Soon, David's gang (call them the bad boys, or bandits, or assholes) are in sight of the shed since they tracked her Chanel #5 perfume scent. Ellie scrambles off on the horse, but the damn hillbillies kill the brave beast while she is on it. Ellie resists valiantly, killing almost all of them except David, who makes her a prisoner in his jail/cannibal den back at his village. Ellie manages to piss them off so much that they get her out of her predicament to chop her into tiny little pieces, but she escapes in the village, killing a few hundred men once again. David surprises her in the town's restaurant and knocks her out.
Meanwhile, Joel wakes up
Joel regains consciousness after the medicine acts in him, eats a bowl of Captain Crunch for sustenance and goes searching for Ellie. He soon finds some bandits, takes them prisoner and politely interrogates them about where Ellie may be located, but the two blokes swiftly refuse to betray David. Joel soon drops the gentlemanly mask when dislocating one of the guy's knees with his old denture. It doesn't take long for them to talk (and then for Joel to kill them in a gruesome way afterward, for no other apparent reason or use than personal enjoyment). Joel then goes to Ranchtown Gulch (population: not much) and joins with Ellie at the restaurant, where she proceeded to unknock herself out and kill David with furious pan blows to the skull right before Joel appears. They throw in a great reunion banquet composed of canned peaches and SPAM, then set sail for Pepper Lake City.

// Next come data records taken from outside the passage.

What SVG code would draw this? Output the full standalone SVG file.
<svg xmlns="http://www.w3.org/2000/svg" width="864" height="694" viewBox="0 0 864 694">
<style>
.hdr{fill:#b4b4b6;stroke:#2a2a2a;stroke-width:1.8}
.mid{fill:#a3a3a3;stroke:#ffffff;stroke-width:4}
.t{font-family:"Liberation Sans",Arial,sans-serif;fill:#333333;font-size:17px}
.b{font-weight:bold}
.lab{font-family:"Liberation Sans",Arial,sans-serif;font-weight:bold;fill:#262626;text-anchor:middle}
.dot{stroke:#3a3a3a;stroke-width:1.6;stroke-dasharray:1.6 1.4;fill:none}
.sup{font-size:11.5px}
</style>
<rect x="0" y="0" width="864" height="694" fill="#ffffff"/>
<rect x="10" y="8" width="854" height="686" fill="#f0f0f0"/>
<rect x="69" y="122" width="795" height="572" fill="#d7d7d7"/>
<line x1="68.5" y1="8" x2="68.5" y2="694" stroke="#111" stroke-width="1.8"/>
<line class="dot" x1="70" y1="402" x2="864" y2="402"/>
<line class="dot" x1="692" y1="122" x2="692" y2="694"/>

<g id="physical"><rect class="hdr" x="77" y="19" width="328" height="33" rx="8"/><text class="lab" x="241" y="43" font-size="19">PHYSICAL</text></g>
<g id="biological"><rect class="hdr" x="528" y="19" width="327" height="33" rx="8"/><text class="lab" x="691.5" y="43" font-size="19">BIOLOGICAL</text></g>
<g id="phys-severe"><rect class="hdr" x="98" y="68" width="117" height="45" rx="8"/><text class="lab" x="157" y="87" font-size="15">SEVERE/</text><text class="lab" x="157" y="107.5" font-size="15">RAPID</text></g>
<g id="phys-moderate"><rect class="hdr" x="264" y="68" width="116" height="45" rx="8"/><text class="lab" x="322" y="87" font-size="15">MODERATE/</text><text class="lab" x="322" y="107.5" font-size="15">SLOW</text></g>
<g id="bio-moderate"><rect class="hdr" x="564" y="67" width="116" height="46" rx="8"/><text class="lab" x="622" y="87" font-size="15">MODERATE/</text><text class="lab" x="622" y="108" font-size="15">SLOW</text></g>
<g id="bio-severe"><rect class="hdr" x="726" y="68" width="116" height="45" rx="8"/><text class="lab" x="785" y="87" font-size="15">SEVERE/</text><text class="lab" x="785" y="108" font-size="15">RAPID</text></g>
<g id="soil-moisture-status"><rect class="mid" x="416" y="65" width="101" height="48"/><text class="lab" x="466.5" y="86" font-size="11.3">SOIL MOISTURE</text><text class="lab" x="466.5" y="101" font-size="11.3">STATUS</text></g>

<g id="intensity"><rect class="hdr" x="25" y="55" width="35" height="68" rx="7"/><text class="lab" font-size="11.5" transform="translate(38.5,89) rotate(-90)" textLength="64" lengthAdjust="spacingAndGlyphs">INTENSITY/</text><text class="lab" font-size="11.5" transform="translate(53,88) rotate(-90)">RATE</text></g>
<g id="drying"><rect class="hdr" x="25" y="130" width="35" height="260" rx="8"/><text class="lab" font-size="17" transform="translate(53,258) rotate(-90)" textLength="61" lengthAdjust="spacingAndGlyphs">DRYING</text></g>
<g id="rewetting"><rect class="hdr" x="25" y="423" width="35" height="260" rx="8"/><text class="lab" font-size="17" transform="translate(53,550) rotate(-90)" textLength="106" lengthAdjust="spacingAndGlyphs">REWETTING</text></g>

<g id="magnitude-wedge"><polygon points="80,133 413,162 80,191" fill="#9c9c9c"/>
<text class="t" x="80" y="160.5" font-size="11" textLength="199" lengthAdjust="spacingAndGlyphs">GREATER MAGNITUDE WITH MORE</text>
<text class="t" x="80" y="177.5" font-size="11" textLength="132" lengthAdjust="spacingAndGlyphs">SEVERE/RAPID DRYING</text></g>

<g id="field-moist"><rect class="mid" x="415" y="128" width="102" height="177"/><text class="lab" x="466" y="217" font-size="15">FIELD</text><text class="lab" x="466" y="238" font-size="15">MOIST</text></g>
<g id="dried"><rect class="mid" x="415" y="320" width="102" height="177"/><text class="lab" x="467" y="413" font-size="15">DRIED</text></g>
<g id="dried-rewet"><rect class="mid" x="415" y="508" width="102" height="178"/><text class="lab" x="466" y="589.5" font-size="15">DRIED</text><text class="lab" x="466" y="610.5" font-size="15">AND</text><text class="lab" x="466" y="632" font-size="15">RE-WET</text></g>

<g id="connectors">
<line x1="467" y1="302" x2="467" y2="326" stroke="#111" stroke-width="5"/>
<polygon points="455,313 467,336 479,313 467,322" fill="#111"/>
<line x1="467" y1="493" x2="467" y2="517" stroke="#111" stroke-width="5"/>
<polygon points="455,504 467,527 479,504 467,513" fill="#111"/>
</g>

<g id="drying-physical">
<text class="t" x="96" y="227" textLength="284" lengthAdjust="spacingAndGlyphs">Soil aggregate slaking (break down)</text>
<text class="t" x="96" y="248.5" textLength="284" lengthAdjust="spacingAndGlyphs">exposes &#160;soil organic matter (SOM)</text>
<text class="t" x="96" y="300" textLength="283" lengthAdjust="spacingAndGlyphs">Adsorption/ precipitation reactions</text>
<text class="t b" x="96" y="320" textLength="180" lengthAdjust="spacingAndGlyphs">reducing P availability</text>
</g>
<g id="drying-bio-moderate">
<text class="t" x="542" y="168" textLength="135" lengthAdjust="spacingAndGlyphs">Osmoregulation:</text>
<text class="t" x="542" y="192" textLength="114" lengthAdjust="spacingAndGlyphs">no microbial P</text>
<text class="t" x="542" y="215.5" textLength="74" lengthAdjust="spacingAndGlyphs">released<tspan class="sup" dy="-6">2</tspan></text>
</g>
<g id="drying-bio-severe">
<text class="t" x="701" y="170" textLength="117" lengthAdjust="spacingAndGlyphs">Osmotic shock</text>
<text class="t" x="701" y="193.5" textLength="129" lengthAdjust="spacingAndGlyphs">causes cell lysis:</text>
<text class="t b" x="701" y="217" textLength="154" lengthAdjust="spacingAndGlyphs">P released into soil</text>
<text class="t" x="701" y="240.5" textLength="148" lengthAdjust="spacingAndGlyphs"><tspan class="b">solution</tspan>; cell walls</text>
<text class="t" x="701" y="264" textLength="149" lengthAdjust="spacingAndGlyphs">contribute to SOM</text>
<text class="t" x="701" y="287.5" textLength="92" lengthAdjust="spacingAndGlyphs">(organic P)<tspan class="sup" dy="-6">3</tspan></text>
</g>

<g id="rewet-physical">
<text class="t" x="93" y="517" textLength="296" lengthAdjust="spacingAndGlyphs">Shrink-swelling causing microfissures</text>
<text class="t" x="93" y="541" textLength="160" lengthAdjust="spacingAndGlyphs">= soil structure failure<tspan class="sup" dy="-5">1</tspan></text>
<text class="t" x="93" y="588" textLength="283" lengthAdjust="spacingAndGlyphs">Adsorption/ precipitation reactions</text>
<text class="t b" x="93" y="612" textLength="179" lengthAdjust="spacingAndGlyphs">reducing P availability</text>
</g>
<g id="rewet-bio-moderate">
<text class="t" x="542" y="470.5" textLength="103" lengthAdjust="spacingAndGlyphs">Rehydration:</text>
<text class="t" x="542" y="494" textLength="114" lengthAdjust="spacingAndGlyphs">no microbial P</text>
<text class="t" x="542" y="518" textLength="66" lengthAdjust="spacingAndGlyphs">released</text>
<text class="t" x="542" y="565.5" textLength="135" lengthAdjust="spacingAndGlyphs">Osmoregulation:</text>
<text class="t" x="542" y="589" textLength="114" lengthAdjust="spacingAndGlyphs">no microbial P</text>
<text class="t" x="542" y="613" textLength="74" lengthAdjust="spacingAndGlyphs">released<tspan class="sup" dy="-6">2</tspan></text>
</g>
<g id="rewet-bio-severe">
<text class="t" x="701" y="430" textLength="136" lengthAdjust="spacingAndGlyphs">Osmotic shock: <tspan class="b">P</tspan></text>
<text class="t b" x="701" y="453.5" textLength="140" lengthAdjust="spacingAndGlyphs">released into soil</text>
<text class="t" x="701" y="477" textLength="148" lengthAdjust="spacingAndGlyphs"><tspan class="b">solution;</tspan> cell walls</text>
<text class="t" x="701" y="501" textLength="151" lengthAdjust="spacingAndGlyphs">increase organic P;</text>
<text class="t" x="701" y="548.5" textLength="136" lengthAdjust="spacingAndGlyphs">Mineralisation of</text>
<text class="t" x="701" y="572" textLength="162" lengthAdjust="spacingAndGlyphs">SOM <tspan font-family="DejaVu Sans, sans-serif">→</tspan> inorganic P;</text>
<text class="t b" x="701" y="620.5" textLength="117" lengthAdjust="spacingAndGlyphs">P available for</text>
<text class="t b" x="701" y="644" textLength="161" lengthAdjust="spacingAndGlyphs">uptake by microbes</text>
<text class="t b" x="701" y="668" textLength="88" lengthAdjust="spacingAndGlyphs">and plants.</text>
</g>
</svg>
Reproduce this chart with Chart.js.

Finally meeting the Fireflies
Once there, Ellie almost drowns while trying to recuperate a teddy bear in a river rapid, Joel saves her just in time to practice his CPR, but gets knocked out for the seventeenth time in the game by a Firefly soldier. When he comes back to his senses in a hospital room, Marlene is there. Joel doesn't exactly jump for joy since it really is not his style. Marlene explains to him that the doctors will be able to make a vaccine out of Ellie, only there is a little hiccup: they will have to take her brain out to engineer it. Joel, being a rocket scientist, figures out this would kill Ellie. Marlene goes away (!) and asks her armed friend to take Joel out of the building. Joel does a backflip at just the right time, and asks the bloke very nicely after shooting him in the scrotum area: "Where could I please find Ellie, dear sir?" He is rewarded with a concise answer just before the bloke dies right on cue. Joel finds the room where they are operating on Ellie, and asks the doctor about alternative treatments for his hernia right before beheading him and taking the still-unconscious Ellie away. He kills Marlene for good measure and gets the hell out of there by car.
Ending
Ellie wakes up from the anesthetics and asks Joel what the hell happened. Joel answers in a long, lie-infested diatribe that she was no use at all to the Fireflies doctors and that they have stopped trying to find a cure, sorry about that. They go trekking and Ellie finally asks Joel if everything he said about the Fireflies was true. Joel takes a solemn expression and answers calmly: "Actually no, but who fucking cares? Come on, cheer up!"
Ellie nods in approbation. Fade to black, roll credits.